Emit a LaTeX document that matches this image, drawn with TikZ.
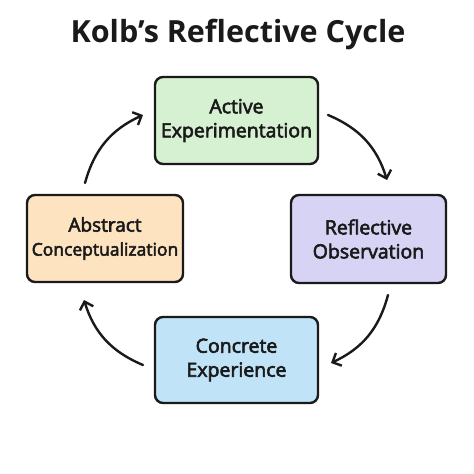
\documentclass[tikz,border=0pt]{standalone}
\usepackage{fontspec}
\setmainfont{Open Sans}
\newfontfamily\boxfont{Open Sans}[FakeBold=3]
\usetikzlibrary{arrows.meta}
\definecolor{ink}{HTML}{1A1A1A}
\definecolor{cgreen}{RGB}{214,240,210}
\definecolor{cpeach}{RGB}{253,227,192}
\definecolor{clav}{RGB}{215,211,245}
\definecolor{cblue}{RGB}{192,227,248}
\tikzset{
  stage/.style={draw=ink, line width=2.4pt, rounded corners=8pt, inner sep=0pt,
    align=center, text=ink, font=\boxfont\fontsize{19.5}{24}\selectfont},
  cyc/.style={draw=ink, line width=2.4pt, line cap=round,
    -{Straight Barb[length=7pt,width=14pt,line width=2.4pt]}},
}
\begin{document}
\begin{tikzpicture}[x=1pt,y=1pt]
\useasboundingbox[fill=white] (0,0) rectangle (474,-474);
\node[text=ink, font=\fontsize{30.5}{34}\selectfont\bfseries] (title) at (238,-34) {Kolb’s Reflective Cycle};
\node[stage, fill=cgreen, minimum width=163pt, minimum height=87pt] (ae) at (236.5,-120.5) {Active\\Experimentation};
\node[stage, fill=cpeach, minimum width=156pt, minimum height=87pt] (ac) at (105,-238.5) {\fontsize{19}{24}\selectfont Abstract\\\fontsize{17.5}{24}\selectfont Conceptualization};
\node[stage, fill=clav, minimum width=155pt, minimum height=88pt] (ro) at (368.5,-239) {Reflective\\Observation};
\node[stage, fill=cblue, minimum width=163pt, minimum height=86pt] (ce) at (236.5,-360) {Concrete\\Experience};
\coordinate (a1s) at (328,-115);
\coordinate (a1e) at (387,-180);
\coordinate (a2s) at (388,-295);
\coordinate (a2e) at (331,-363);
\coordinate (a3s) at (143,-365);
\coordinate (a3e) at (84,-300);
\coordinate (a4s) at (85,-183);
\coordinate (a4e) at (143,-115);
\draw[cyc] (a1s) to[bend left=25] (a1e);
\draw[cyc] (a2s) to[bend left=25] (a2e);
\draw[cyc] (a3s) to[bend left=25] (a3e);
\draw[cyc] (a4s) to[bend left=25] (a4e);
\end{tikzpicture}
\end{document}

★ ★ ★ ★

=== Work instructions ===
Copy out each line exactly, without the pictures.

=== Result of the exercise ===
Emit a LaTeX document that matches this image, drawn with TikZ.
\documentclass[tikz,border=0pt]{standalone}
\usepackage{fontspec}
\setmainfont{Open Sans}
\newfontfamily\boxfont{Open Sans}[FakeBold=3]
\usetikzlibrary{arrows.meta}
\definecolor{ink}{HTML}{1A1A1A}
\definecolor{cgreen}{RGB}{214,240,210}
\definecolor{cpeach}{RGB}{253,227,192}
\definecolor{clav}{RGB}{215,211,245}
\definecolor{cblue}{RGB}{192,227,248}
\tikzset{
  stage/.style={draw=ink, line width=2.4pt, rounded corners=8pt, inner sep=0pt,
    align=center, text=ink, font=\boxfont\fontsize{19.5}{24}\selectfont},
  cyc/.style={draw=ink, line width=2.4pt, line cap=round,
    -{Straight Barb[length=7pt,width=14pt,line width=2.4pt]}},
}
\begin{document}
\begin{tikzpicture}[x=1pt,y=1pt]
\useasboundingbox[fill=white] (0,0) rectangle (474,-474);
\node[text=ink, font=\fontsize{30.5}{34}\selectfont\bfseries] (title) at (238,-34) {Kolb’s Reflective Cycle};
\node[stage, fill=cgreen, minimum width=163pt, minimum height=87pt] (ae) at (236.5,-120.5) {Active\\Experimentation};
\node[stage, fill=cpeach, minimum width=156pt, minimum height=87pt] (ac) at (105,-238.5) {\fontsize{19}{24}\selectfont Abstract\\\fontsize{17.5}{24}\selectfont Conceptualization};
\node[stage, fill=clav, minimum width=155pt, minimum height=88pt] (ro) at (368.5,-239) {Reflective\\Observation};
\node[stage, fill=cblue, minimum width=163pt, minimum height=86pt] (ce) at (236.5,-360) {Concrete\\Experience};
\coordinate (a1s) at (328,-115);
\coordinate (a1e) at (387,-180);
\coordinate (a2s) at (388,-295);
\coordinate (a2e) at (331,-363);
\coordinate (a3s) at (143,-365);
\coordinate (a3e) at (84,-300);
\coordinate (a4s) at (85,-183);
\coordinate (a4e) at (143,-115);
\draw[cyc] (a1s) to[bend left=25] (a1e);
\draw[cyc] (a2s) to[bend left=25] (a2e);
\draw[cyc] (a3s) to[bend left=25] (a3e);
\draw[cyc] (a4s) to[bend left=25] (a4e);
\end{tikzpicture}
\end{document}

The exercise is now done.